━━ Information provided

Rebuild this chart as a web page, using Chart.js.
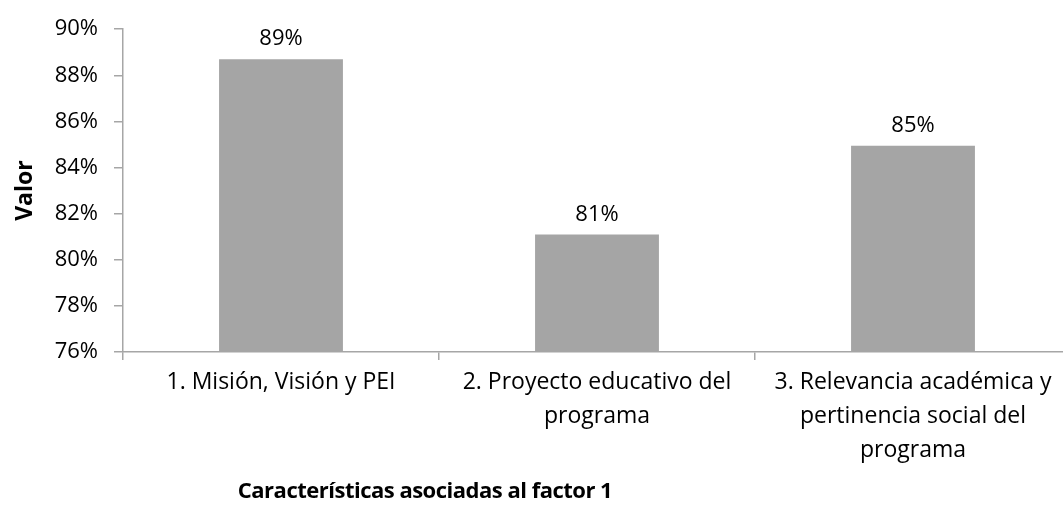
<!DOCTYPE html>
<html>
<head>
<meta charset="utf-8">
<script src="https://cdn.jsdelivr.net/npm/chart.js@4"></script>
<style>
  html, body { margin: 0; padding: 0; background: #fff; overflow: hidden; }
  #wrap { position: relative; width: 1080px; height: 510px; }
  #xtitle { position: absolute; left: 0; width: 850px; top: 474px; text-align: center; line-height: 30px;
            font-family: "Open Sans", sans-serif; font-weight: bold; font-size: 22px; color: #000; letter-spacing: -0.5px; }
</style>
</head>
<body>
<div id="wrap">
  <canvas id="c" width="1080" height="510"></canvas>
  <div id="xtitle">Características asociadas al factor 1</div>
</div>
<script>
const categories = [
  ["1. Misión, Visión y PEI"],
  ["2. Proyecto educativo del", "programa"],
  ["3. Relevancia académica y", "pertinencia social del", "programa"]
];
const values = [88.7, 81.1, 84.95];
const yMin = 76, yMax = 90, yStep = 2;
const yTitle = "Valor";

const FONT = '"Open Sans", sans-serif';
const axisColor = '#a6a6a6';

const valueLabels = {
  id: 'valueLabels',
  afterDatasetsDraw(chart) {
    const ctx = chart.ctx;
    const meta = chart.getDatasetMeta(0);
    ctx.save();
    ctx.font = '22px ' + FONT;
    ctx.fillStyle = '#000';
    ctx.textAlign = 'center';
    ctx.textBaseline = 'middle';
    meta.data.forEach((bar, i) => {
      ctx.fillText(Math.round(values[i]) + '%', bar.x, bar.y - 20);
    });
    ctx.restore();
  }
};

new Chart(document.getElementById('c'), {
  type: 'bar',
  data: {
    labels: categories,
    datasets: [{
      data: values,
      backgroundColor: '#a5a5a5',
      borderWidth: 0,
      barPercentage: 0.392,
      categoryPercentage: 1
    }]
  },
  options: {
    responsive: false,
    animation: false,
    layout: { padding: { top: 24, right: 9, bottom: 0, left: 0 } },
    plugins: { legend: { display: false }, tooltip: { enabled: false } },
    scales: {
      x: {
        grid: { display: true, offset: true, drawOnChartArea: false, drawTicks: true, tickLength: 8, color: axisColor, lineWidth: 1.5 },
        border: { display: true, color: axisColor, width: 1.5 },
        ticks: { font: { family: FONT, size: 23, lineHeight: 1.47 }, color: '#000', padding: 6, maxRotation: 0, autoSkip: false },
        afterFit(scale) { scale.height = 158; }
      },
      y: {
        min: yMin, max: yMax,
        grid: { display: true, drawOnChartArea: false, drawTicks: true, tickLength: 9, color: axisColor, lineWidth: 1.5 },
        border: { display: true, color: axisColor, width: 1.5 },
        ticks: { stepSize: yStep, font: { family: FONT, size: 22 }, color: '#000', padding: 16,
                 callback: v => v + '%' },
        title: { display: true, text: yTitle, font: { family: FONT, size: 23, weight: 'bold' }, color: '#000', padding: { top: 12, bottom: 0 } },
        afterFit(scale) { scale.width = 123; }
      }
    }
  },
  plugins: [valueLabels]
});
</script>
</body>
</html>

━━━━

Given task:
Repeat the listing above up to and including the line with "const axisColor = '#a6a6a6';", starting from its first line. Drop any pictures.

Written answer:
Rebuild this chart as a web page, using Chart.js.
<!DOCTYPE html>
<html>
<head>
<meta charset="utf-8">
<script src="https://cdn.jsdelivr.net/npm/chart.js@4"></script>
<style>
  html, body { margin: 0; padding: 0; background: #fff; overflow: hidden; }
  #wrap { position: relative; width: 1080px; height: 510px; }
  #xtitle { position: absolute; left: 0; width: 850px; top: 474px; text-align: center; line-height: 30px;
            font-family: "Open Sans", sans-serif; font-weight: bold; font-size: 22px; color: #000; letter-spacing: -0.5px; }
</style>
</head>
<body>
<div id="wrap">
  <canvas id="c" width="1080" height="510"></canvas>
  <div id="xtitle">Características asociadas al factor 1</div>
</div>
<script>
const categories = [
  ["1. Misión, Visión y PEI"],
  ["2. Proyecto educativo del", "programa"],
  ["3. Relevancia académica y", "pertinencia social del", "programa"]
];
const values = [88.7, 81.1, 84.95];
const yMin = 76, yMax = 90, yStep = 2;
const yTitle = "Valor";

const FONT = '"Open Sans", sans-serif';
const axisColor = '#a6a6a6';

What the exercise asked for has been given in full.